Barbara (Christian Petzold, 2012)

Barbara, a doctor from Berlin, arrives in a provincial East German town in 1980, banished for some slight against the authorities and now continually harassed by the Stasi. She cuts a spikily guarded and nervous figure at first, until a doctor and a troubled young patient at her new hospital begin to melt her barriers. Nevertheless, all the while she is plotting to escape to the West with the aid of her wealthy lover on the other side.
Barbara is a solid accompaniment to the other internationally successful film of recent years about the oppressiveness of the DDR regime, The Lives of Others, but very much its own creature. While the eventual softening of the main protagonist and denouement may be foreseeable, the route there is roundabout and takes unexpected turns, with the dialogue in the interplay between the two doctors in particular laced with a fine subtext and numerous scenes making subtle allusions to larger themes.
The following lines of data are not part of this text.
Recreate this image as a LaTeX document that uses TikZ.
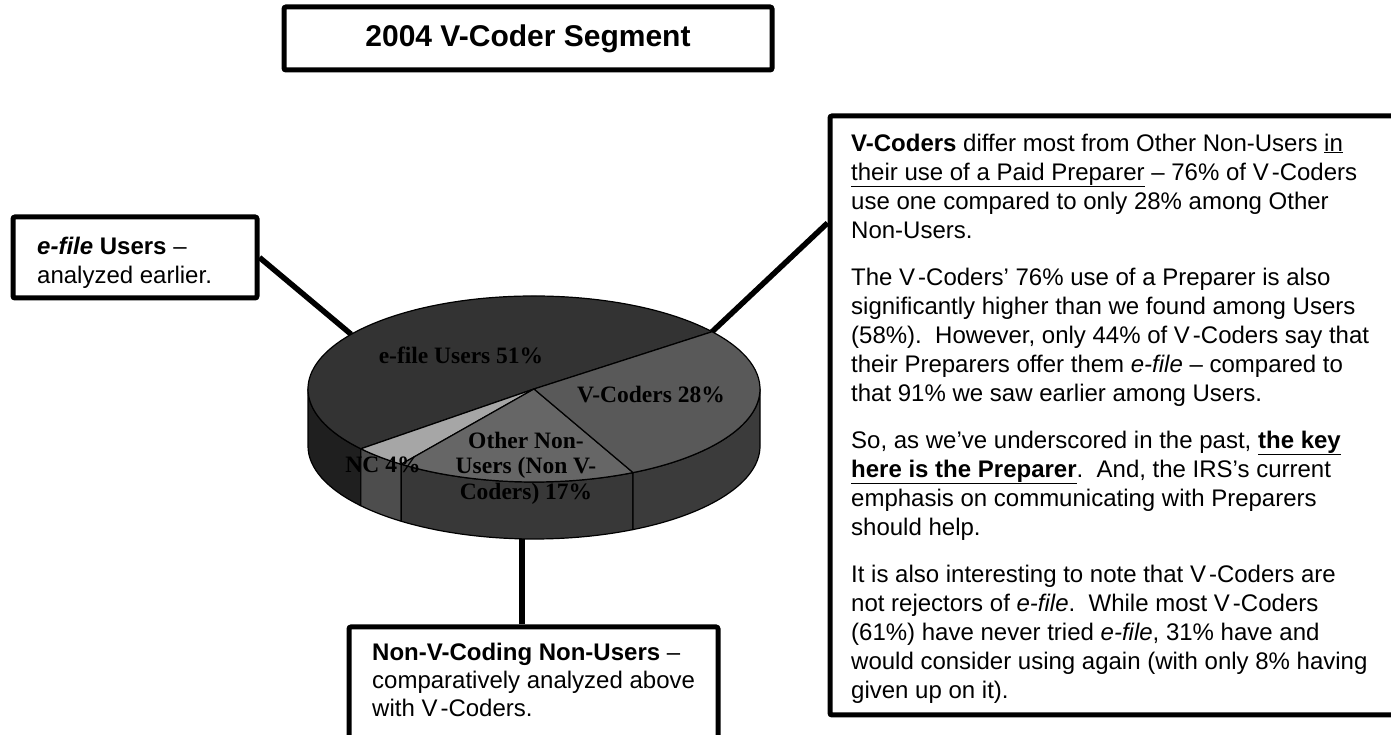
\documentclass[tikz,border=0pt]{standalone}
\usepackage{fontspec}
\setsansfont{Liberation Sans}
\newfontfamily\pieserif{Liberation Serif}
\usetikzlibrary{calc}
\definecolor{topE}{HTML}{333333}
\definecolor{topV}{HTML}{595959}
\definecolor{topO}{HTML}{666666}
\definecolor{topN}{HTML}{A6A6A6}
\definecolor{wallE}{HTML}{1F1F1F}
\definecolor{wallN}{HTML}{4D4D4D}
\definecolor{wallO}{HTML}{383838}
\definecolor{wallV}{HTML}{3B3B3B}
\newcommand{\vcod}{V\kern3pt-Coders}
\begin{document}
\begin{tikzpicture}[x=1pt,y=1pt,
  frame/.style={draw=black, line width=5pt, rounded corners=2pt, fill=white, inner sep=0pt},
  conn/.style={draw=black, line width=5.5pt},
  body/.style={font=\sffamily\fontsize{24}{29}\selectfont, align=left, inner sep=0pt, anchor=north west},
  pielab/.style={font=\pieserif\bfseries\fontsize{23.5}{25.5}\selectfont, align=center, inner sep=0pt},
  face/.style={draw=black, line width=1.2pt, line join=round}]
\useasboundingbox (0,0) rectangle (1391,735);
\clip (0,0) rectangle (1391,735);
\fill[white] (0,0) rectangle (1391,735);

% boxes
\node[frame, minimum width=488pt, minimum height=63pt,
      font=\sffamily\bfseries\fontsize{30}{35}\selectfont] (title) at (528,696.5) {2004 V-Coder Segment};
\node[frame, minimum width=244pt, minimum height=81pt] (lbox) at (135,477.5) {};
\node[frame, minimum width=570pt, minimum height=599pt] (rbox) at (1115,319.5) {};
\node[frame, minimum width=369pt, minimum height=120pt] (bbox) at (533.5,48) {};

% pie reference points
\coordinate (C) at (534,346);
\coordinate (pieL) at ($(C)+(144:226 and 93)$);
\coordinate (pieR) at ($(C)+(38:226 and 93)$);
\coordinate (pieB) at ($(C)+(267:226 and 93)+(0,-57)$);
\coordinate (ry) at (0,512);

% connectors
\draw[conn] (lbox.east) -- (pieL);
\draw[conn] (pieR) -- (rbox.west |- ry);
\draw[conn] (pieB) -- (pieB |- bbox.north);

% pie walls
\foreach \a/\b/\c in {180/220/wallE, 220/234/wallN, 234/296/wallO, 296/360/wallV}{
  \filldraw[face, fill=\c] ($(C)+(\a:226 and 93)$)
    arc[start angle=\a, end angle=\b, x radius=226, y radius=93]
    -- ++(0,-57)
    arc[start angle=\b, end angle=\a, x radius=226, y radius=93] -- cycle;
}
% pie top
\foreach \a/\b/\c in {38/220/topE, 220/234/topN, 234/296/topO, -64/38/topV}{
  \filldraw[face, fill=\c] (C) -- ($(C)+(\a:226 and 93)$)
    arc[start angle=\a, end angle=\b, x radius=226, y radius=93] -- cycle;
}

% pie labels
\node[pielab] (labE) at (461,380) {e-file Users 51\%};
\node[pielab] (labV) at (651,340) {V-Coders 28\%};
\node[pielab] (labO) at (526,267) {Other Non-\\Users (Non V-\\Coders) 17\%};
\node[pielab] (labN) at (383,270) {NC 4\%};

% texts
\node[body] (ltext) at (37,498.5) {\textbf{\textit{e-file} Users} –\\analyzed earlier.};
\node[body] (rtext) at (851,601.5) {%
\textbf{V-Coders} differ most from Other Non-Users \underline{in}\\
\underline{their use of a Paid Preparer} – 76\% of \vcod\\
use one compared to only 28\% among Other\\
Non-Users.\\[18pt]
The \vcod' 76\% use of a Preparer is also\\
significantly higher than we found among Users\\
(58\%).\ \ However, only 44\% of \vcod\ say that\\
their Preparers offer them \textit{e-file} – compared to\\
that 91\% we saw earlier among Users.\\[18pt]
So, as we've underscored in the past, \underline{\textbf{the key}}\\
\underline{\textbf{here is the Preparer}}.\ \ And, the IRS's current\\
emphasis on communicating with Preparers\\
should help.\\[18pt]
It is also interesting to note that \vcod\ are\\
not rejectors of \textit{e-file}.\ \ While most \vcod\\
(61\%) have never tried \textit{e-file}, 31\% have and\\
would consider using again (with only 8\% having\\
given up on it).};
\node[body, font=\sffamily\fontsize{24}{28}\selectfont] (btext) at (372,92) {\textbf{Non-V-Coding Non-Users} –\\comparatively analyzed above\\with \vcod.};
\end{tikzpicture}
\end{document}
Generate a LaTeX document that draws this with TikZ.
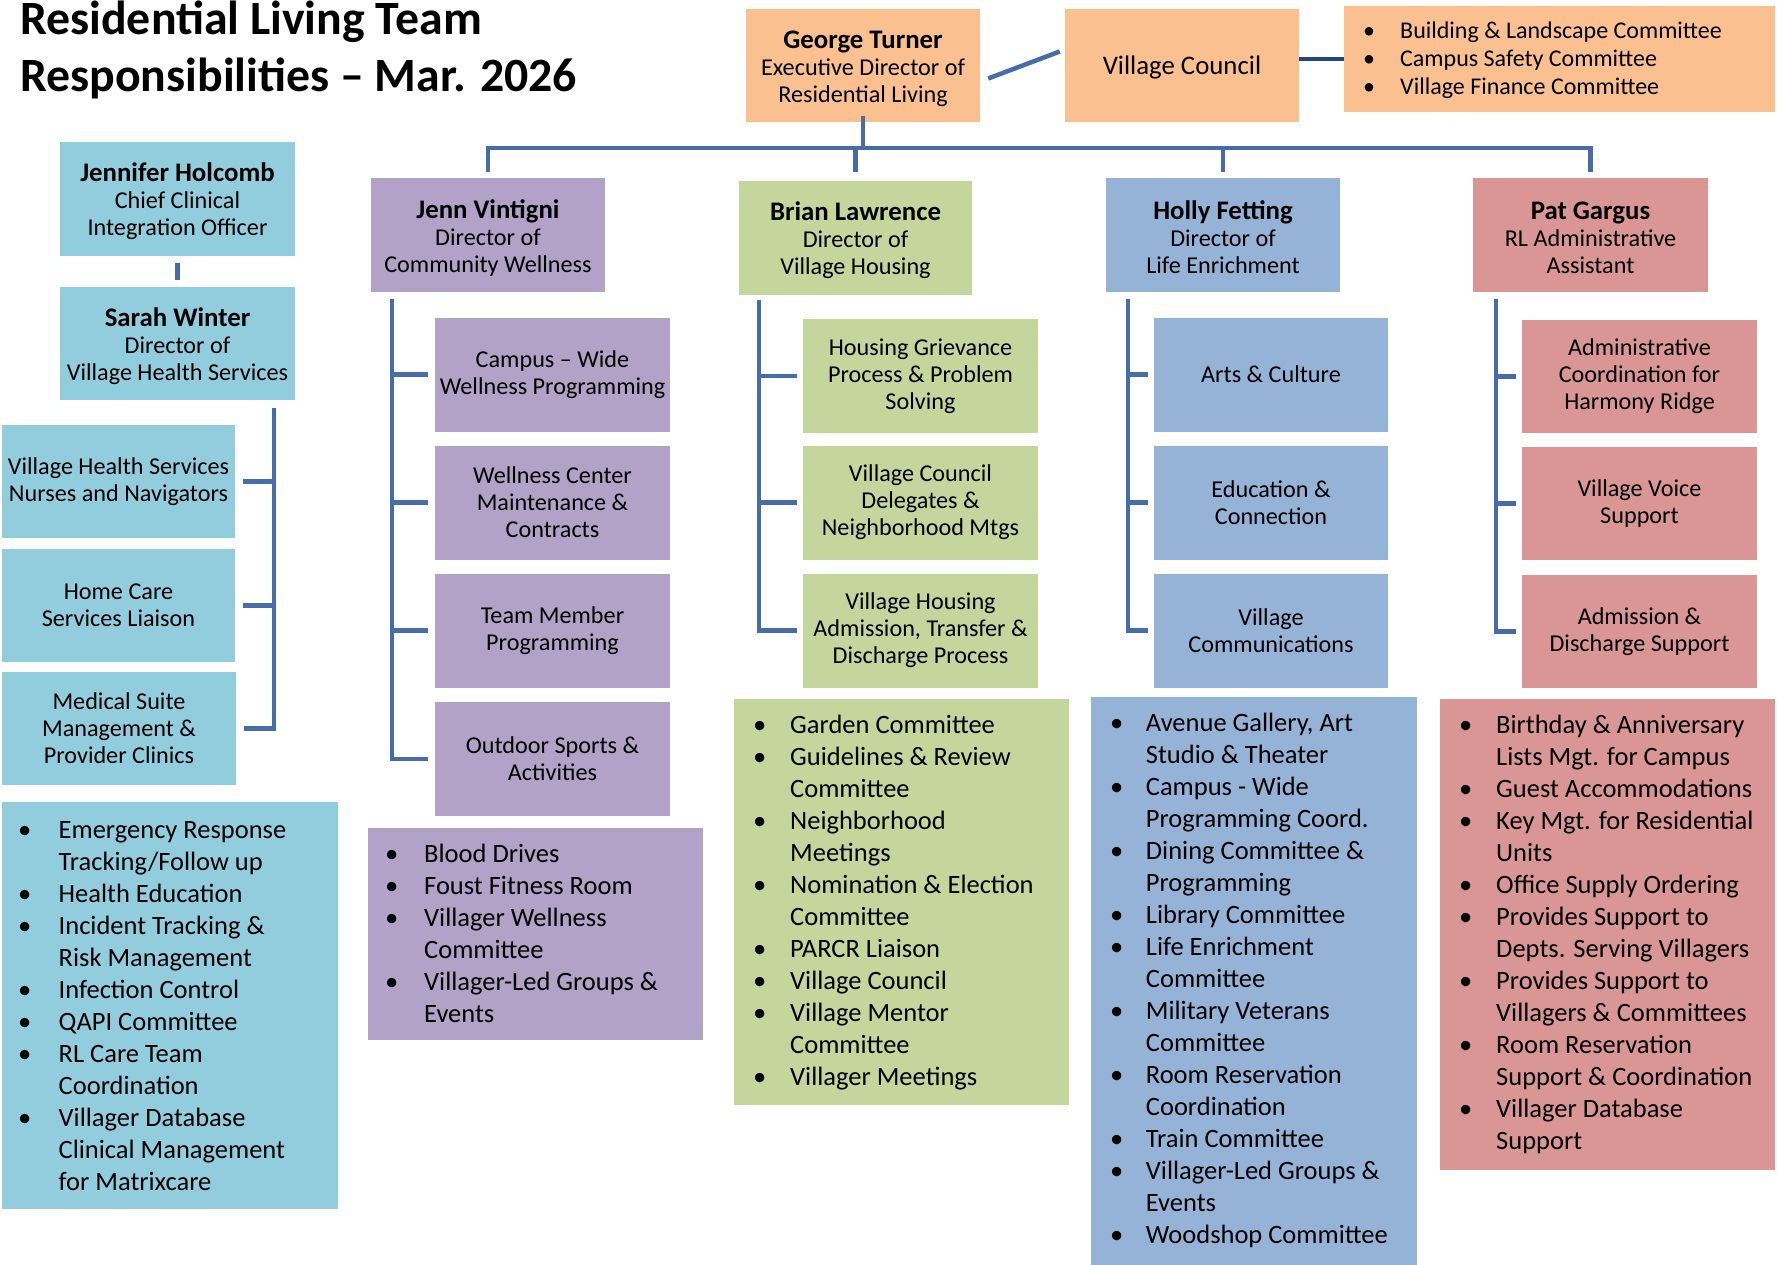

Nina Hoss is also excellent as the lead, understatedly emoting the pain within.

8/10

Sherlock Holmes: A Game of Shadows (Guy Ritchie, 2011)

Ritchie's sequel takes up the story with more of the same blend of comically tinged derring-do and improbable deductions, and it seems that after years of being ridiculed for his mockney gangster business, Ritchie has finally found his niche. It's much the same film as the first, even if there's a Moriarty lurking about, but this is no bad thing, since it ensures a rather stunningly realised Victorian London and crisp use of the Holmes bullet time technique. The chemistry is also nice between the fidgety Downey Jr. and Jude Law, who on showings like this is much better as a comic sidekick than as a stiff dramatic lead. There's far too much explosive action for Rathbone traditionalists, of course, but it rolls along entertainingly all the same.

6/10

The Dictator (Larry Charles, 2012)

The good call The Dictator makes is to give up on the device of Sacha Baron Cohen's faux-naif persona, duping members of the public, which was clearly running out of mileage even before Brüno. So one hand hand we do get a more standard comedy. On the other, the plot arc is exactly the same as before, with the title character arriving in America, ending up on the skids and then working to an epiphany of sorts. The problem here is two-fold: the deposed Third World despot is just not that funny a character, with the innate warmth of Baron Cohen's first few creations replaced by tasteless callousness and swearing, and there isn't nearly enough satire considering the wealth of real-world sociopathic buffoons that there is to draw from. A sprinkling of bon mots does not generate enough mirth to elevate the film to satisfying entertainment.

4/10

The Divide (Xavier Gens, 2011)

Armageddon days are here again and an assortment of characters find themselves stuck together in a cellar to weather the storm. As per regulations, there's the tough bastard, the sleazebags, the coward and the woman who has a nervous breakdown. The one thing they do all have in common is being thoroughly self-interested and as they lose the plot and go for each other while slowly dying of radiation, you really wish they'd just get on with it.

3/10

Avengers Assemble (Joss Whedon, 2012)

Chucking together the biggest superhero money-spinners that Sony hasn't managed to get its paws on and that comics had at least set the groundwork for in terms of background, Avengers Assemble promises much in the way of rollercoaster thrills and certainly delivers on an FX level, with a few character interaction interludes in the midst of the fray gamely trying to tie all the disparate personages together and give them all individual agendas. What the film really fails to do, though, with three demigod-powered types amongst a band of mere mortals, is convincingly give the lesser ones much of interest to contribute as Earth gets invaded by an army of aliens. The impending sequel will have to deal with the same problem and will probably also fail in the attempt.